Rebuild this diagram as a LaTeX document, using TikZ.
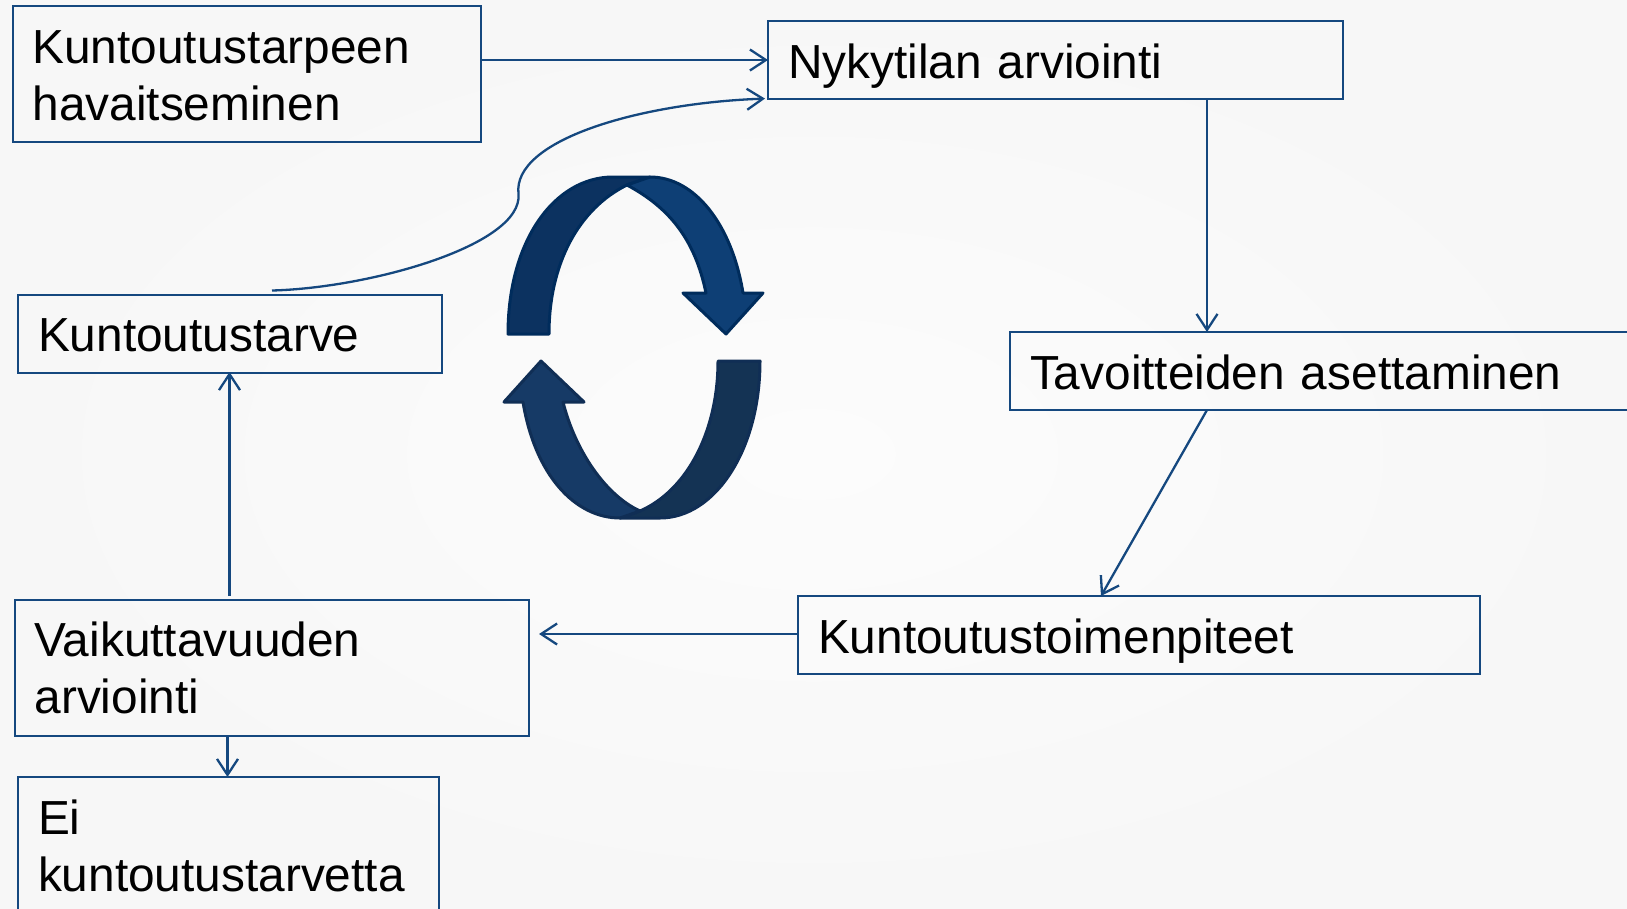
\documentclass[tikz,border=0pt]{standalone}
\usepackage{fontspec}
\setmainfont{Liberation Sans}
\usetikzlibrary{arrows.meta}
\definecolor{linec}{HTML}{15487F}
\definecolor{edgeA}{HTML}{002C5C}
\definecolor{edgeB}{HTML}{102E55}
\definecolor{bandA}{HTML}{0C3260}
\definecolor{bandB}{HTML}{0E3F75}
\definecolor{bandC}{HTML}{143354}
\definecolor{bandD}{HTML}{163A66}
\definecolor{bgin}{HTML}{FCFCFC}
\definecolor{bgout}{HTML}{F7F7F7}
\tikzset{
  flowbox/.style={draw=linec,line width=2pt,anchor=north west,outer sep=0pt,inner xsep=20pt,inner ysep=0pt,
    align=left,text=black,font=\fontsize{47.8}{57}\selectfont},
  oneline/.style={text height=37pt,text depth=0pt},
  conn/.style={draw=linec,line width=2.3pt,-{Straight Barb[length=16pt,width=21pt,line width=2.3pt]}},
  ribbonA/.style={draw=edgeA,line width=3pt,line join=round},
  ribbonB/.style={draw=edgeB,line width=3pt,line join=round}
}
\begin{document}
\begin{tikzpicture}[x=1pt,y=-1pt]
\clip (0,0) rectangle (1627,908);
\useasboundingbox (0,0) rectangle (1627,908);
\shade[inner color=bgin,outer color=bgout] (0,0) rectangle (1627,908);
% boxes
\node[flowbox,minimum width=468.5pt,minimum height=136pt,text width=428.5pt] (tarve1) at (12.5,6) {\rule{0pt}{36pt}Kuntoutustarpeen\\havaitseminen};
\node[flowbox,oneline,minimum width=575pt,minimum height=78pt,text width=535pt] (nyky) at (768,21) {Nykytilan arviointi};
\node[flowbox,oneline,minimum width=640pt,minimum height=78pt,text width=600pt] (tavo) at (1010,332) {Tavoitteiden asettaminen};
\node[flowbox,oneline,minimum width=682pt,minimum height=78pt,text width=642pt] (toim) at (798,596) {Kuntoutustoimenpiteet};
\node[flowbox,minimum width=514.5pt,minimum height=136pt,text width=474.5pt] (vaik) at (14.6,599.5) {Vaikuttavuuden\\arviointi};
\node[flowbox,text height=35pt,text depth=0pt,minimum width=424pt,minimum height=78pt,text width=384pt] (tarve2) at (18,295) {Kuntoutustarve};
\node[flowbox,minimum width=421pt,minimum height=138pt,text width=381pt] (eitarve) at (18,777) {Ei\\kuntoutustarvetta};
% free-end coordinates
\coordinate (curveS) at (272,290.5);
\coordinate (curveM) at (518.5,194);
\coordinate (curveE) at (765,98.6);
\coordinate (upS) at (229.5,596);
\coordinate (intoVaik) at (539,634);
\coordinate (outNyky) at (1207,99);
\coordinate (inTavo) at (1207,332);
\coordinate (outTavo) at (1207,410);
\coordinate (inToim) at (1101,596);
\coordinate (inG) at (229.5,372);
\coordinate (outV) at (227.5,735.5);
\coordinate (inF) at (227.5,777);
\coordinate (outA) at (481,60);
\coordinate (inB) at (768,60);
\coordinate (outD) at (798,634);
% connectors
\draw[conn] (outA) -- (inB);
\draw[conn] (outNyky) -- (inTavo);
\draw[conn] (outTavo) -- (inToim);
\draw[conn] (outD) -- (intoVaik);
\draw[conn] (upS) -- (inG);
\draw[conn] (outV) -- (inF);
\draw[conn] (curveS) .. controls (370,288) and (523,245) .. (curveM)
  .. controls (512,140) and (640,103) .. (curveE);
% circular arrows
\filldraw[ribbonA,fill=bandA] (508,334) .. controls (508,240) and (555,177) .. (613,177) -- (650,177) -- (627,185)
  .. controls (580,208) and (549,262) .. (549,334) -- cycle;
\filldraw[ribbonA,fill=bandB] (627,185) -- (650,177) .. controls (695,177) and (732,225) .. (743,293)
  -- (763,293) -- (726,334) -- (683,293) -- (706,293) .. controls (695,240) and (670,208) .. (627,185) -- cycle;
\filldraw[ribbonB,fill=bandC] (718,361) -- (760,361) .. controls (760,450) and (715,518) .. (660,518)
  -- (620,518) -- (640,511) .. controls (688,490) and (718,430) .. (718,361) -- cycle;
\filldraw[ribbonB,fill=bandD] (541,361) -- (584,402) -- (563,402) .. controls (575,450) and (605,495) .. (640,511)
  -- (620,518) .. controls (575,518) and (535,475) .. (523,402) -- (504,402) -- cycle;
\end{tikzpicture}
\end{document}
---+---
## Task goal:
The data above needs to be retyped exactly, with the images left out.

## Solution below:
Rebuild this diagram as a LaTeX document, using TikZ.
\documentclass[tikz,border=0pt]{standalone}
\usepackage{fontspec}
\setmainfont{Liberation Sans}
\usetikzlibrary{arrows.meta}
\definecolor{linec}{HTML}{15487F}
\definecolor{edgeA}{HTML}{002C5C}
\definecolor{edgeB}{HTML}{102E55}
\definecolor{bandA}{HTML}{0C3260}
\definecolor{bandB}{HTML}{0E3F75}
\definecolor{bandC}{HTML}{143354}
\definecolor{bandD}{HTML}{163A66}
\definecolor{bgin}{HTML}{FCFCFC}
\definecolor{bgout}{HTML}{F7F7F7}
\tikzset{
  flowbox/.style={draw=linec,line width=2pt,anchor=north west,outer sep=0pt,inner xsep=20pt,inner ysep=0pt,
    align=left,text=black,font=\fontsize{47.8}{57}\selectfont},
  oneline/.style={text height=37pt,text depth=0pt},
  conn/.style={draw=linec,line width=2.3pt,-{Straight Barb[length=16pt,width=21pt,line width=2.3pt]}},
  ribbonA/.style={draw=edgeA,line width=3pt,line join=round},
  ribbonB/.style={draw=edgeB,line width=3pt,line join=round}
}
\begin{document}
\begin{tikzpicture}[x=1pt,y=-1pt]
\clip (0,0) rectangle (1627,908);
\useasboundingbox (0,0) rectangle (1627,908);
\shade[inner color=bgin,outer color=bgout] (0,0) rectangle (1627,908);
% boxes
\node[flowbox,minimum width=468.5pt,minimum height=136pt,text width=428.5pt] (tarve1) at (12.5,6) {\rule{0pt}{36pt}Kuntoutustarpeen\\havaitseminen};
\node[flowbox,oneline,minimum width=575pt,minimum height=78pt,text width=535pt] (nyky) at (768,21) {Nykytilan arviointi};
\node[flowbox,oneline,minimum width=640pt,minimum height=78pt,text width=600pt] (tavo) at (1010,332) {Tavoitteiden asettaminen};
\node[flowbox,oneline,minimum width=682pt,minimum height=78pt,text width=642pt] (toim) at (798,596) {Kuntoutustoimenpiteet};
\node[flowbox,minimum width=514.5pt,minimum height=136pt,text width=474.5pt] (vaik) at (14.6,599.5) {Vaikuttavuuden\\arviointi};
\node[flowbox,text height=35pt,text depth=0pt,minimum width=424pt,minimum height=78pt,text width=384pt] (tarve2) at (18,295) {Kuntoutustarve};
\node[flowbox,minimum width=421pt,minimum height=138pt,text width=381pt] (eitarve) at (18,777) {Ei\\kuntoutustarvetta};
% free-end coordinates
\coordinate (curveS) at (272,290.5);
\coordinate (curveM) at (518.5,194);
\coordinate (curveE) at (765,98.6);
\coordinate (upS) at (229.5,596);
\coordinate (intoVaik) at (539,634);
\coordinate (outNyky) at (1207,99);
\coordinate (inTavo) at (1207,332);
\coordinate (outTavo) at (1207,410);
\coordinate (inToim) at (1101,596);
\coordinate (inG) at (229.5,372);
\coordinate (outV) at (227.5,735.5);
\coordinate (inF) at (227.5,777);
\coordinate (outA) at (481,60);
\coordinate (inB) at (768,60);
\coordinate (outD) at (798,634);
% connectors
\draw[conn] (outA) -- (inB);
\draw[conn] (outNyky) -- (inTavo);
\draw[conn] (outTavo) -- (inToim);
\draw[conn] (outD) -- (intoVaik);
\draw[conn] (upS) -- (inG);
\draw[conn] (outV) -- (inF);
\draw[conn] (curveS) .. controls (370,288) and (523,245) .. (curveM)
  .. controls (512,140) and (640,103) .. (curveE);
% circular arrows
\filldraw[ribbonA,fill=bandA] (508,334) .. controls (508,240) and (555,177) .. (613,177) -- (650,177) -- (627,185)
  .. controls (580,208) and (549,262) .. (549,334) -- cycle;
\filldraw[ribbonA,fill=bandB] (627,185) -- (650,177) .. controls (695,177) and (732,225) .. (743,293)
  -- (763,293) -- (726,334) -- (683,293) -- (706,293) .. controls (695,240) and (670,208) .. (627,185) -- cycle;
\filldraw[ribbonB,fill=bandC] (718,361) -- (760,361) .. controls (760,450) and (715,518) .. (660,518)
  -- (620,518) -- (640,511) .. controls (688,490) and (718,430) .. (718,361) -- cycle;
\filldraw[ribbonB,fill=bandD] (541,361) -- (584,402) -- (563,402) .. controls (575,450) and (605,495) .. (640,511)
  -- (620,518) .. controls (575,518) and (535,475) .. (523,402) -- (504,402) -- cycle;
\end{tikzpicture}
\end{document}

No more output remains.